Building LeSearch: From Papers to Action

Every researcher knows the pain. You find a promising paper title. You download the PDF. You skim the abstract. You realize it's irrelevant. Repeat 50 times.
When you finally find the right paper, extracting the data into a usable format is a manual nightmare.
The Hypothesis
I believed that LLMs could fix this funnel. Not just by "chatting with PDF"—that's table stakes now—but by understanding the relationships between papers. If Paper A cites Paper B, and Paper B refutes Paper A, an AI should be able to surface that tension immediately.
Building LeSearch AI
The Beta
I hacked together the MVP in a weekend using Next.js and Supabase. The goal was simple: Upload a PDF, get a structured summary, and see a graph of related concepts.

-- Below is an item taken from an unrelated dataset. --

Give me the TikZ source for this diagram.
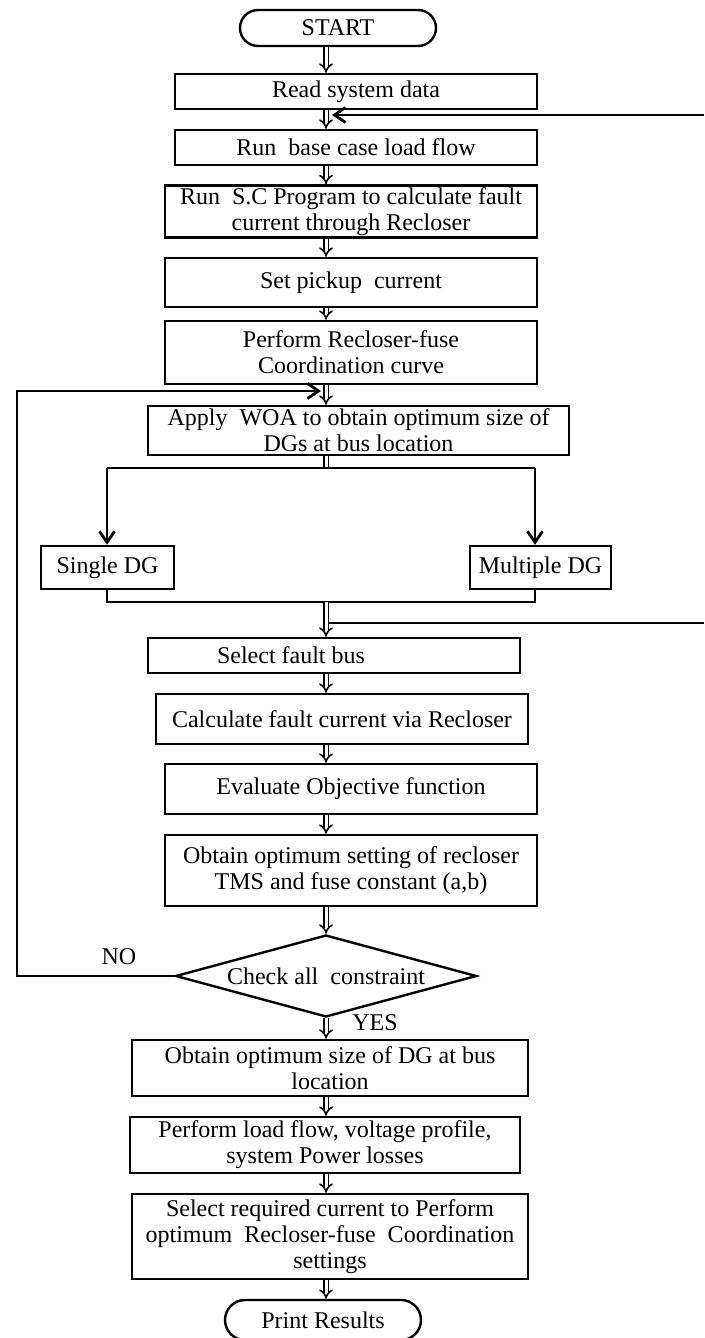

I launched it to a small group of grad students and policy analysts.
What worked:
- The Knowledge Graph visualization was a hit. People loved seeing how concepts connected visually.
- Guided Briefs: Instead of a generic summary, the AI generated a specific "Policy Brief" or "Technical Memo" based on user intent.
What failed:
- Hallucinations: Early RAG implementations were too confident. I had to implement strict citation grounding—if the AI couldn't highlight the sentence in the PDF, it wasn't allowed to say it.
The Pivot
After 50+ beta users, I realized the real value wasn't in reading papers, but in synthesizing them. Users didn't want a faster reader; they wanted a research assistant that could say, "Here are the 3 papers that disagree with your hypothesis."
We are now rebuilding LeSearch with this "Synthesis Engine" at the core. It's leaner, faster, and focused entirely on moving from "Saved PDF" to "Actionable Insight."